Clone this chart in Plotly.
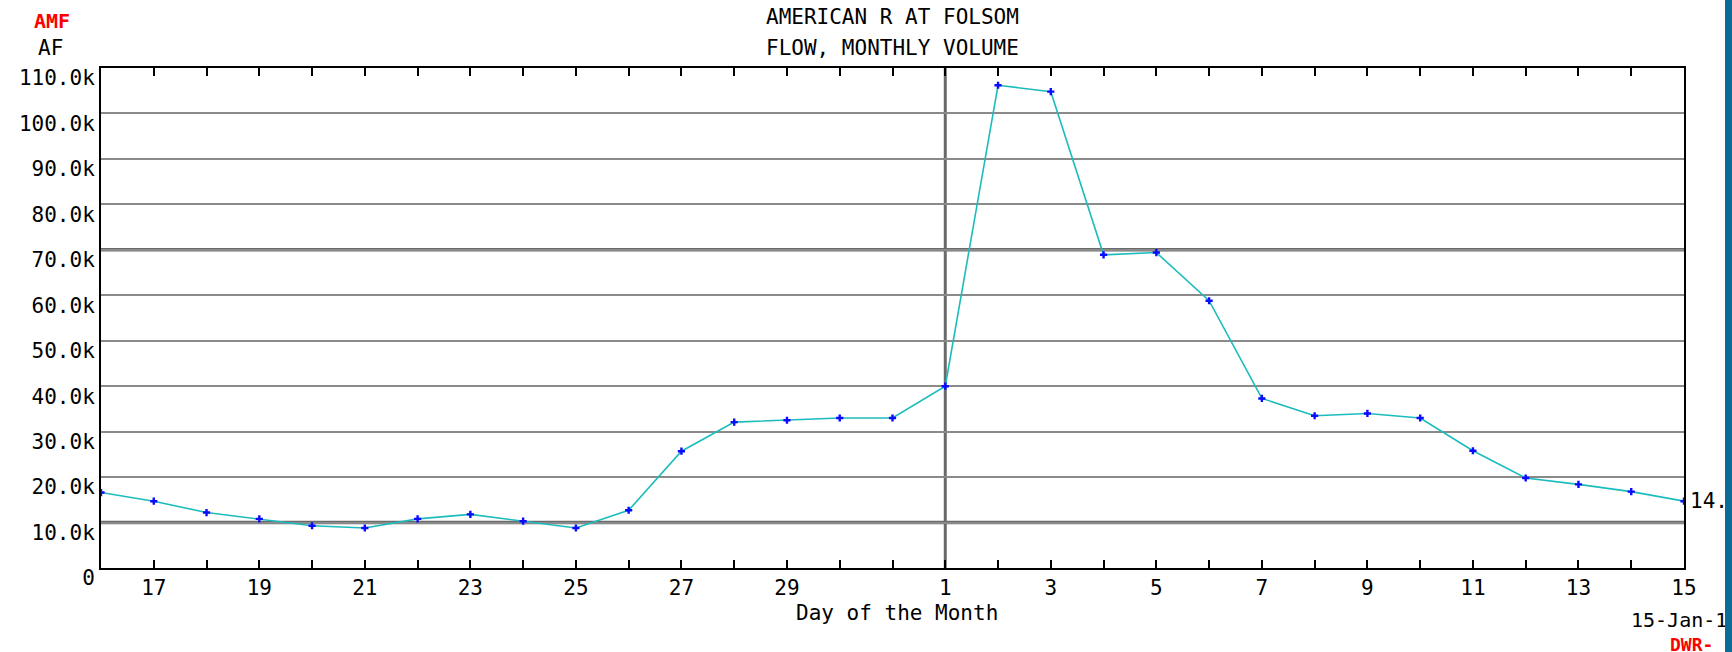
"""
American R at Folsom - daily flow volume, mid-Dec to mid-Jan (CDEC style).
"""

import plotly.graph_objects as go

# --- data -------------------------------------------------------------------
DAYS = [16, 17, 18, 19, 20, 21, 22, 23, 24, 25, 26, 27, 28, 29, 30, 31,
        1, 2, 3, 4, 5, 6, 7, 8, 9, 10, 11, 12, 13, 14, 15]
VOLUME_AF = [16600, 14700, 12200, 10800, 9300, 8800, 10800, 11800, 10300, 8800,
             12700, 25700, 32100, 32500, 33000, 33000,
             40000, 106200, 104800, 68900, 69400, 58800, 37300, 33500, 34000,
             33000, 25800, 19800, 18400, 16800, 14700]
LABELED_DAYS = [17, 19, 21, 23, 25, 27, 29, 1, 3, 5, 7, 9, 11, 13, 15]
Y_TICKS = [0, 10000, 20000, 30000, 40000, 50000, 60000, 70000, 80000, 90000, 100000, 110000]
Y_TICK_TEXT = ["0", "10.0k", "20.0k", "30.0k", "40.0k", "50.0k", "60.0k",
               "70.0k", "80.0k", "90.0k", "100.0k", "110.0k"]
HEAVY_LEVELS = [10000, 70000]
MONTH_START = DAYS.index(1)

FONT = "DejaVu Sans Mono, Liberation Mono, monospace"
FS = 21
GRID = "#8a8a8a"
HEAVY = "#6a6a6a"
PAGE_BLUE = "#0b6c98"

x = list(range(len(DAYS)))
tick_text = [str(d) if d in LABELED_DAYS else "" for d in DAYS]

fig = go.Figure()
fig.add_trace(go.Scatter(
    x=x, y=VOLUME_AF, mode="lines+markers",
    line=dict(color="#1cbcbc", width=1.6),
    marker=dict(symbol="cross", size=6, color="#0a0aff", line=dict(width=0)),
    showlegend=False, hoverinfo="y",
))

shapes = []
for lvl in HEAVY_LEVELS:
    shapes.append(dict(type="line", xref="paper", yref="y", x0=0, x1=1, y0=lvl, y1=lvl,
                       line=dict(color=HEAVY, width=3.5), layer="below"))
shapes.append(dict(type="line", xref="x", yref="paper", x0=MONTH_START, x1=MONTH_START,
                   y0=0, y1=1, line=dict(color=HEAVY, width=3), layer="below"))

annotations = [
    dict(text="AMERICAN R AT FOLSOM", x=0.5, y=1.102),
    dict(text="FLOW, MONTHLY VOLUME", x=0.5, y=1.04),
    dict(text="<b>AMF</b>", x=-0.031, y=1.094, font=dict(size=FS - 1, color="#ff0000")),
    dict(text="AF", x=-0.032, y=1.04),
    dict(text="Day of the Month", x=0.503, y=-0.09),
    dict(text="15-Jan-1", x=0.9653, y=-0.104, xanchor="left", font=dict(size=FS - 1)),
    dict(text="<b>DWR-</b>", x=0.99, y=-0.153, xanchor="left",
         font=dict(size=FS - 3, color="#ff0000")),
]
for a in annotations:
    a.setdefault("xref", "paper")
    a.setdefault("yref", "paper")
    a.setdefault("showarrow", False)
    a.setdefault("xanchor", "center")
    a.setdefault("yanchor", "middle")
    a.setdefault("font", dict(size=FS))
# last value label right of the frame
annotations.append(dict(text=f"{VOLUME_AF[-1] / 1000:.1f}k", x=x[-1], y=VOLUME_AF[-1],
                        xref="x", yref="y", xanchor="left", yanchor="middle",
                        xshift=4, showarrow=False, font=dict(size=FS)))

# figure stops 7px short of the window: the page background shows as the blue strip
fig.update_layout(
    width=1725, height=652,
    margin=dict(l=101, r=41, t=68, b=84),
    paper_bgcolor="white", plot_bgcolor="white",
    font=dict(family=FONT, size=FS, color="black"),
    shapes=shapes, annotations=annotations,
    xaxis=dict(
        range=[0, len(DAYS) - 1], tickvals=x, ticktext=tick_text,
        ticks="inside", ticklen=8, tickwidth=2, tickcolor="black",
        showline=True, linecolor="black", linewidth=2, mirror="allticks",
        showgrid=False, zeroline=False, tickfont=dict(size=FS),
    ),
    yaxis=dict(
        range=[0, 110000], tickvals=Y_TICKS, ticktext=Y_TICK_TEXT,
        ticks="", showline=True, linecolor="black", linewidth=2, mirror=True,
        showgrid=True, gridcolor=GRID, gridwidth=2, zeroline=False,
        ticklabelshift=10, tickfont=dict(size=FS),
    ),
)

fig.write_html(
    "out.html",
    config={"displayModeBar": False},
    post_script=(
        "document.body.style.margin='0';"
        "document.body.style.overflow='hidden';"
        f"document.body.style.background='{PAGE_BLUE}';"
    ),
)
....
Set down again, exactly, the lines of the material above from its first line to the one with "import plotly.graph_objects as go", inclusive. Leave the pictures out.

Clone this chart in Plotly.
"""
American R at Folsom - daily flow volume, mid-Dec to mid-Jan (CDEC style).
"""

import plotly.graph_objects as go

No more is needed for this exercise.